Sex, drugs and the WA poll

Some very rock 'n roll issues are producing uneasy bedfellows in Western Australia and the carbon tax is the ideological 'piggy-in-the-middle'.

The amount of power that will be conferred upon, or taken away from the Abbott government at the re-run of the WA senate election is turning friend against friend, and creating preference marriages-of-convenience that cut right across ideological boundaries.

With three weeks to go, preference negotiations are becoming increasingly frantic, with the Greens in particular fearful that the loss of Labor preferences will see Scott Ludlum lose his seat in the upper house. Labor has reportedly decided to preference other minor parties ahead of Ludlam to further distance itself from the Greens, who have cannibalised some of Labor’s left-leaning supporters at the past two federal elections.

ALP strategists are still furious that the Greens preferenced the Palmer United Party ahead of Labor in lower house seats in South Australian and Tasmania during the general election last September. Greens leader Christine Milne, who wishes to preserve the carbon tax legislation at all costs, was pleading with Labor this week to help Ludlam to tip the balance against Abbott.

She said: "It is critical that the Labor Party recognise that the community really wants the Parliament to stand up to Tony Abbott and I think there would be people who would be incredibly disappointed if Labor actually facilitated an outcome that gave Tony Abbott absolute control of the Senate.''

‘Facilitated’ is the key word there. The question must be raised as to how much the Bill Shorten-led opposition actually wants the balance of power, which it could only excercise by working closely with the Greens, Victorian DLP senator John Madigan, and South Australian independent Nick Xenophon.

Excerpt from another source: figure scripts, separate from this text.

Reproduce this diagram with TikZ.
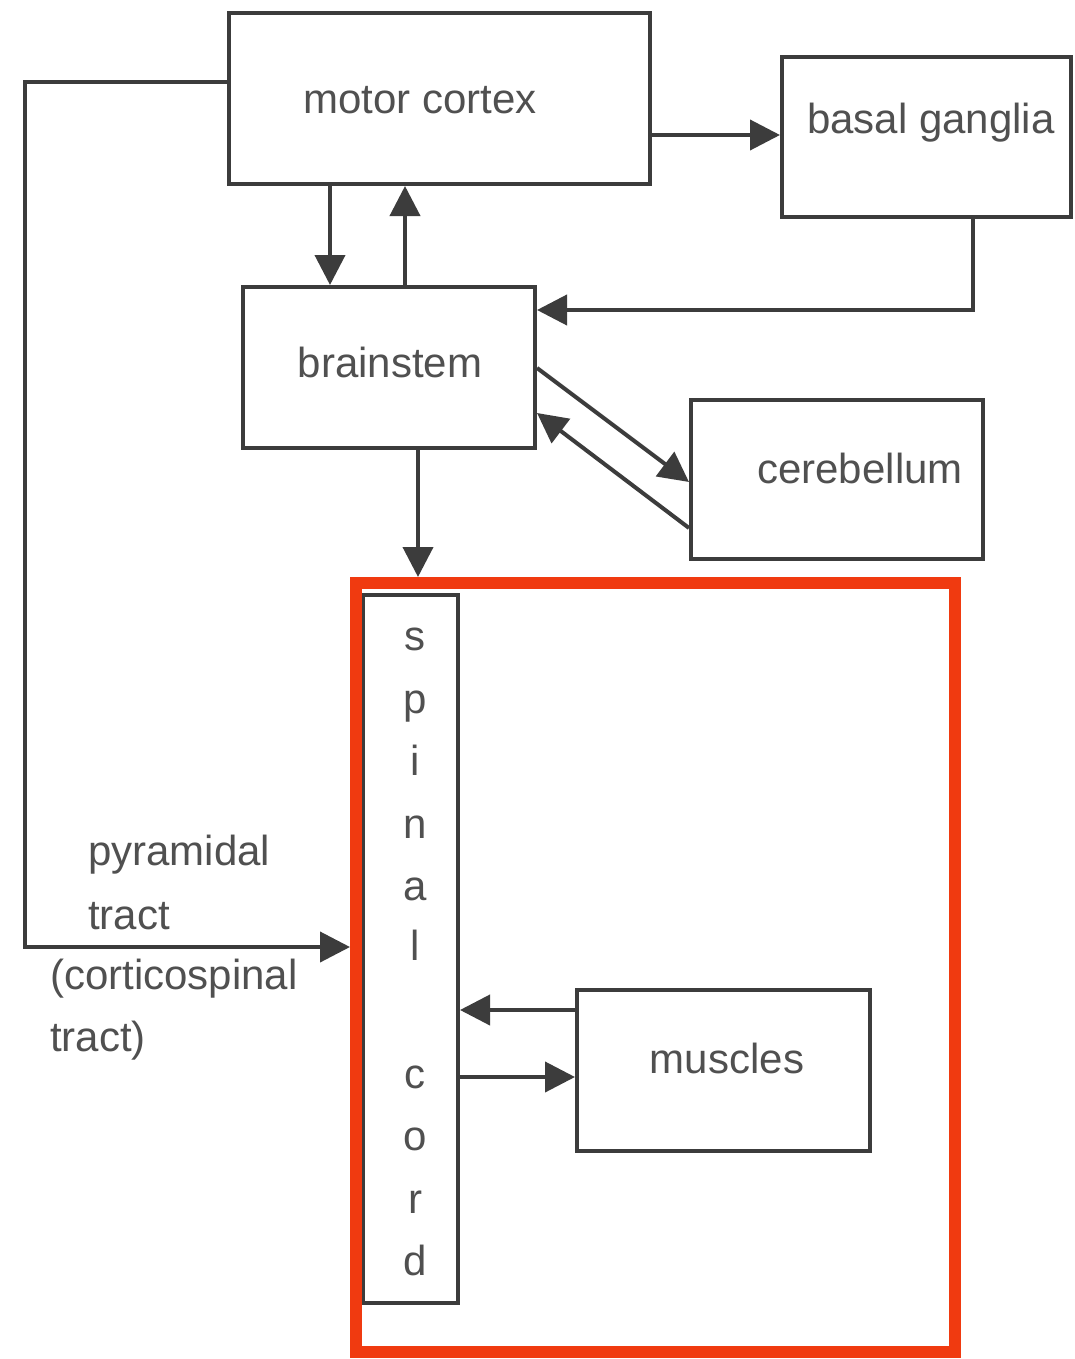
\documentclass[tikz,border=0pt]{standalone}
\usepackage{fontspec}
\setmainfont{Liberation Sans}
\usetikzlibrary{arrows.meta}
\definecolor{linec}{HTML}{3C3C3C}
\definecolor{textc}{HTML}{505050}
\definecolor{redc}{HTML}{F03A10}
\begin{document}
\begin{tikzpicture}[x=1pt,y=-1pt,
  box/.style={draw=linec, line width=4pt, rectangle, inner sep=0pt},
  lbl/.style={text=textc, font=\fontsize{42}{50}\selectfont, inner sep=0pt},
  conn/.style={draw=linec, line width=4pt, -{Triangle[length=30pt,width=30pt]}},
  plain/.style={draw=linec, line width=4pt}
]
\useasboundingbox[fill=white] (0,0) rectangle (1074,1359);

% boxes
\node[box, minimum width=421pt, minimum height=171pt] (mc) at (439.5,98.5) {};
\node[box, minimum width=289pt, minimum height=160pt] (bg) at (926.5,137) {};
\node[box, minimum width=292pt, minimum height=161pt] (bs) at (389,367.5) {};
\node[box, minimum width=292pt, minimum height=159pt] (cb) at (837,479.5) {};
\node[box, minimum width=95pt, minimum height=708pt] (sc) at (410.5,949) {};
\node[box, minimum width=293pt, minimum height=161pt] (mu) at (723.5,1070.5) {};
\node[draw=redc, line width=12pt, rectangle, inner sep=0pt, minimum width=599pt, minimum height=769pt] (rc) at (655.5,967.5) {};

% labels
\node[lbl] (tmc) at (420,100) {motor cortex};
\node[lbl] (tbg) at (931,123) {basal ganglia};
\node[lbl] (tbs) at (390,362) {brainstem};
\node[lbl] (tcb) at (860,468) {cerebellum};
\node[lbl] (tmu) at (727,1058) {muscles};
\node[lbl, anchor=west] (tp1) at (88,855) {pyramidal};
\node[lbl, anchor=west] (tp2) at (88,916) {tract};
\node[lbl, anchor=west] (tp3) at (50,979) {(corticospinal};
\node[lbl, anchor=west] (tp4) at (50,1041) {tract)};
\foreach \ch/\yy [count=\i] in {s/640, p/703, i/765, n/828, a/890, l/950, c/1078, o/1140, r/1203, d/1265}
  \node[lbl] (sp\i) at (415,\yy) {\ch\vphantom{dp}};

% helper coordinates
\coordinate (y82) at (0,82);
\coordinate (y135) at (0,135);
\coordinate (y310) at (0,310);
\coordinate (y368) at (0,368);
\coordinate (y482) at (0,482);
\coordinate (y528) at (0,528);
\coordinate (y413) at (0,413);
\coordinate (y947) at (0,947);
\coordinate (y1010) at (0,1010);
\coordinate (y1077) at (0,1077);
\coordinate (x330) at (330,0);
\coordinate (x405) at (405,0);
\coordinate (x418) at (418,0);
\coordinate (x973) at (973,0);
\coordinate (c1) at (25,82);
\coordinate (c2) at (25,947);
\coordinate (c3) at (973,310);

% connectors
\draw[conn] (mc.west |- y82) -- (c1) -- (c2) -- (rc.west |- y947);
\draw[conn] (mc.east |- y135) -- (bg.west |- y135);
\draw[conn] (mc.south -| x330) -- (bs.north -| x330);
\draw[conn] (bs.north -| x405) -- (mc.south -| x405);
\draw[conn] (bg.south -| x973) -- (c3) -- (bs.east |- y310);
\draw[conn] (bs.east |- y368) -- (cb.west |- y482);
\draw[conn] (cb.west |- y528) -- (bs.east |- y413);
\draw[conn] (bs.south -| x418) -- (rc.north -| x418);
\draw[conn] (mu.west |- y1010) -- (sc.east |- y1010);
\draw[conn] (sc.east |- y1077) -- (mu.west |- y1077);
\end{tikzpicture}
\end{document}
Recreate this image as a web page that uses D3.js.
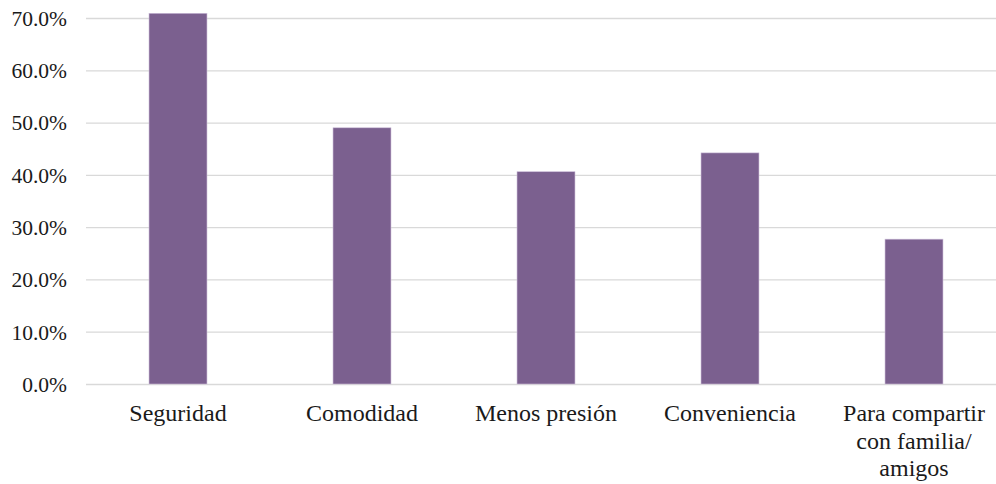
<!DOCTYPE html>
<html>
<head>
<meta charset="utf-8">
<script src="https://cdn.jsdelivr.net/npm/d3@7"></script>
<style>
  html, body { margin: 0; padding: 0; background: #ffffff; }
  svg { display: block; }
</style>
</head>
<body>
<svg id="chart" width="996" height="484"></svg>
<script>
const categories = ["Seguridad", "Comodidad", "Menos presión", "Conveniencia", "Para compartir\ncon familia/\namigos"];
const values = [0.709, 0.490, 0.406, 0.442, 0.277];
const yTicks = [0, 0.1, 0.2, 0.3, 0.4, 0.5, 0.6, 0.7];

const svg = d3.select("#chart");
const plotLeft = 86, plotRight = 1006, plotTop = 18, plotBottom = 384;
const serif = '"Liberation Serif", serif';

const x = d3.scaleBand().domain(categories).range([plotLeft, plotRight])
  .paddingInner(0.685).paddingOuter(0.3425);
const y = d3.scaleLinear().domain([0, 0.7]).range([plotBottom, plotTop]);

const yAxis = d3.axisLeft(y).tickValues(yTicks).tickFormat(d3.format(".1%"))
  .tickSizeInner(-(plotRight - plotLeft)).tickSizeOuter(0).tickPadding(19);

const gy = svg.append("g").attr("transform", `translate(${plotLeft},0)`).call(yAxis);
gy.attr("font-family", serif);
gy.select(".domain").remove();
gy.selectAll(".tick line").attr("stroke", "#d9d9d9").attr("stroke-width", 1.3);
gy.selectAll(".tick text")
  .attr("font-family", serif)
  .attr("font-size", "21.5px").attr("fill", "#1a1a1a").attr("dy", "0.34em");

svg.append("g").selectAll("rect").data(categories).join("rect")
  .attr("x", d => x(d))
  .attr("width", x.bandwidth())
  .attr("y", (d, i) => y(values[i]))
  .attr("height", (d, i) => y(0) - y(values[i]))
  .attr("fill", "#7b608f")
  .attr("stroke", "#cbbdd8").attr("stroke-width", 0.6);

const lab = svg.append("g").selectAll("text").data(categories).join("text")
  .attr("text-anchor", "middle")
  .attr("font-family", serif)
  .attr("font-size", "24px").attr("fill", "#1a1a1a")
  .attr("transform", d => `translate(${x(d) + x.bandwidth() / 2},421)`);
lab.each(function(d) {
  const t = d3.select(this);
  d.split("\n").forEach((line, i) => {
    t.append("tspan").attr("x", 0).attr("y", i * 27.5).text(line);
  });
});
</script>
</body>
</html>
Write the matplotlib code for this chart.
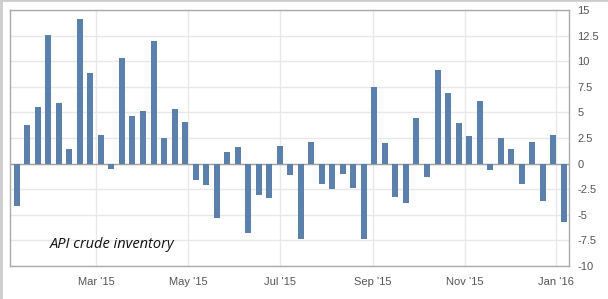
import matplotlib
matplotlib.use("Agg")
from matplotlib import pyplot as plt
from matplotlib import dates as mdates
from matplotlib.lines import Line2D
import pandas as pd

# weekly API crude inventory change (million barrels), Jan 2015 - Jan 2016
start_date = "2015-01-07"
values = [
    -4.1, 3.8, 5.5, 12.6, 5.9, 1.4, 14.1, 8.8, 2.8, -0.5,
    10.3, 4.6, 5.1, 12.0, 2.5, 5.3, 4.1, -1.6, -2.1, -5.3,
    1.1, 1.6, -6.8, -3.1, -3.4, 1.7, -1.1, -7.4, 2.1, -2.0,
    -2.5, -1.0, -2.4, -7.4, 7.5, 2.0, -3.3, -3.8, 4.5, -1.3,
    9.1, 6.9, 4.0, 2.7, 6.1, -0.6, 2.5, 1.4, -2.0, 2.1,
    -3.7, 2.8, -5.7,
]
x_ticks = ["2015-03-01", "2015-05-01", "2015-07-01", "2015-09-01", "2015-11-01", "2016-01-01"]
y_ticks = [15, 12.5, 10, 7.5, 5, 2.5, 0, -2.5, -5, -7.5, -10]
label = "API crude inventory"

plt.rcParams["font.family"] = ["Liberation Sans", "DejaVu Sans"]

dates = pd.date_range(start_date, periods=len(values), freq="7D")

fig = plt.figure(figsize=(6.08, 2.99), dpi=100)
ax = fig.add_axes([10 / 608, 33 / 299, 559 / 608, 256 / 299])

ax.bar(dates, values, width=4, color="#5b80ac", zorder=3)

ax.set_xlim(pd.Timestamp("2015-01-02 12:00"), pd.Timestamp("2016-01-09 12:00"))
ax.set_ylim(-10, 15)

ax.set_xticks(pd.to_datetime(x_ticks))
ax.xaxis.set_major_formatter(mdates.DateFormatter("%b '%y"))
ax.set_yticks(y_ticks)
ax.set_yticklabels([f"{v:g}" for v in y_ticks])
ax.yaxis.tick_right()

ax.tick_params(axis="both", length=0, labelsize=8, labelcolor="#555555")
ax.tick_params(axis="y", pad=6)
ax.tick_params(axis="x", pad=8)
ax.grid(True, color="#e8e8e8", linewidth=1, zorder=0)

# zero line
ax.axhline(0, color="#a0a0a0", linewidth=1, zorder=2)

for s in ax.spines.values():
    s.set_color("#aaaaaa")
    s.set_linewidth(1)

ax.text(0.072, 0.085, label, transform=ax.transAxes, fontsize=10.5,
        style="italic", family="Open Sans", color="#111111", va="center")

# light frame round the picture
fig.add_artist(Line2D([0.001, 0.001], [0, 1], transform=fig.transFigure, color="#cccccc", lw=2))
fig.add_artist(Line2D([0, 1], [0.999, 0.999], transform=fig.transFigure, color="#cccccc", lw=2))

fig.savefig("out.png", dpi=100)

It has a million reasons to want to see Ludlam’s demise, but ALP strategists will know that Ludlam-in and Ludlam-out mean very different things in the two-and-a-half years to the next election.

Ludlam-in means Bill Shorten leads a period of trench warfare in the senate, blocking numerous pieces of legislation and, quite probably, triggering a double-dissolution – most likely on the carbon tax repeal. Ludlam-out means Shortens team can vote against anything, with little risk of blocking it. That would allow Labor, at the 2016 election, to wash its hands of anything Abbott got through parliament and say “we tried to stop that, but what could we do?”

So is Labor trying to lose control of the senate in WA to avoid such embarrassing stand-offs? An experienced Labor operative told me today that such strategic thinking was just not the way preference negotiations worked. He said gaining the maximum number of votes in the WA senate race was all that mattered – that is, though the Greens are desperate to maintain a carbon-tax-retaining senate, Labor is happy to lose that if it means bumping off another Green senator.

A former operative on the Liberal side told me that Shorten will actively want to lose the balance of power on the carbon tax issue, to remove it as a distraction. In other words, lose in WA, to win in Canberra?

Meanwhile, if the unconfirmed story is true - that is, that Labor really won’t preference Ludlam – then the Greens will look to other minor parties to get up to a full quota of votes. On primary votes at the 2013 election, the Greens got 0.66 of a quota, and Labor got 1.86 quotas. Both need preferences to get one, or two quotas respectively.

As noted previously (Abbott’s nightmare is unfolding in WA, December 10 2013 ), the biggest chunks of quota available to help them make up the numbers were the Liberal Democrats (0.24 of a quota), the Australian Christians (0.11) and the Sex Party (0.10) and the Help End Marijuana Prohibition (HEMP) party (0.7).

The HEMP party has reportedly agreed to preference Labor due to a dispute with the Greens over a drugs forum that was supposed to be held in Canberra after the 2013 election, but wasn’t. The Liberal Democrats won’t preference either Labor or the Greens. The Australian Christians say they are still in negotiations with all parties, and that a proliferation of minor parties at the re-run election makes that process even more complex. And the Sex Party, while agreeing that both the Greens and themselves are “socially progressive” had some serious clashes on both policy and preferencing at the 2013 election.

That said, the Sex Party will run potentially popular campaign issues, including promoting the legalising of cannabis, as has just occurred in Colorado in the US. It says "one in three Australians have tried cannabis at some point in their lives and one in ten regularly enjoy cannabis safely as a recreational product".

Sex Party leader Fiona Patten also says she’s concerned about the dramatic spike in unemployment in the 18-to-24 year old age group. She told me on Friday that while she would hate to see any of those youngsters “forced” into the “adult industries,” those that seek work in that sector must be supported to do so safely, in licenced businesses with good OH&S provisions that pay taxes like anyone else.

Patten's  arguments on drugs and sex workers, if they cut through in WA, could hand an extra quota to Labor or the Greens depending on which her party preferences. 

The WA outcome, indeed Australia's political future, could just hinge on issues of sex and drugs.